Showing up at The Woods, I would mindlessly work my way through these circuits, letting my mind wander and muscle memory carry me through the well-rehearsed moves ingrained into my subconscious. While Lincoln Woods still possessed innumerable challenging problems, some of the adventure and unknown had been lost. Most of my visits to The Woods resulted in me repeating the same problems on the same circuits, and failing at the same place on the same unfinished project. With the exception of an all-too-infrequent breakthrough, most of my trips to Lincoln Woods were predictable.

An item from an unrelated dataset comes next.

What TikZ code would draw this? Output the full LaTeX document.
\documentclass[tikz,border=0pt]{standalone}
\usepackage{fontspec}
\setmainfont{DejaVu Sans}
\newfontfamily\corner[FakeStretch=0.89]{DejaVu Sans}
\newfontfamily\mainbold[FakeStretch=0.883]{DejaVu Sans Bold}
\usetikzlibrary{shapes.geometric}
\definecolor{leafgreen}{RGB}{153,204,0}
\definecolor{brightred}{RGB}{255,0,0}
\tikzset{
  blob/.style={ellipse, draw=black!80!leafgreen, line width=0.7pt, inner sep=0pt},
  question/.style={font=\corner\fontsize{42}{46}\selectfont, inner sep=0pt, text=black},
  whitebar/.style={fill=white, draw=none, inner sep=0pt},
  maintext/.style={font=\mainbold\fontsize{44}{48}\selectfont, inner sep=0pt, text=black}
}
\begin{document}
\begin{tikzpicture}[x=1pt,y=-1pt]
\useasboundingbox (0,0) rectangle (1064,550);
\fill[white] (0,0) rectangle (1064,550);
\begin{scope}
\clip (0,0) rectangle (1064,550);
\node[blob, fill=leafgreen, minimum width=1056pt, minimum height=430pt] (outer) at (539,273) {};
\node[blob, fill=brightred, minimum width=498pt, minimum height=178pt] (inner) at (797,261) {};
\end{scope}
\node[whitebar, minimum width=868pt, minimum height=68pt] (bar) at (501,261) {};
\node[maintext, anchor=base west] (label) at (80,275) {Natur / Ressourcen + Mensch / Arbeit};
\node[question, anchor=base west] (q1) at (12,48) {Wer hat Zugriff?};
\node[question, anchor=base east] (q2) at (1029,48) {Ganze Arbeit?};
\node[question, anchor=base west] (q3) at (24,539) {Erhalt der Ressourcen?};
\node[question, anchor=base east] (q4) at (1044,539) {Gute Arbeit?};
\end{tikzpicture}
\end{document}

It had been over a year since my last visit to Lincoln Woods and, courtesy of my absence, I got to enjoy a few happy moments of rediscovery this past weekend. Climbing familiar boulders and problems, the memories of the rock and the routes flooded back into my mind—but I was left to uncover the intricacies of the movement and find unremembered sequences. Uncovering forgotten hidden holds, remembering the proper body position to be in before a particular move, and enjoying climbs that had been the staples of my climbing for years was pure pleasure.

It felt good to be back, enjoying the problems that formed the foundation of my climbing experience. As the day wore on, I began to struggle on easier climbs, it hurt to hold even the largest jugs, and a soreness had crept into my back and forearms. Stopping for a moment, I realized that I had climbed numerous old circuits, visited a ton of boulders, repeated past favorites, and failed on old projects. Though the will to climb was still present, physically I was done. As much as I would have loved to make up for my year away from The Woods in a day, it wasn’t going to happen. Hopefully, I don’t let another year pass without a visit.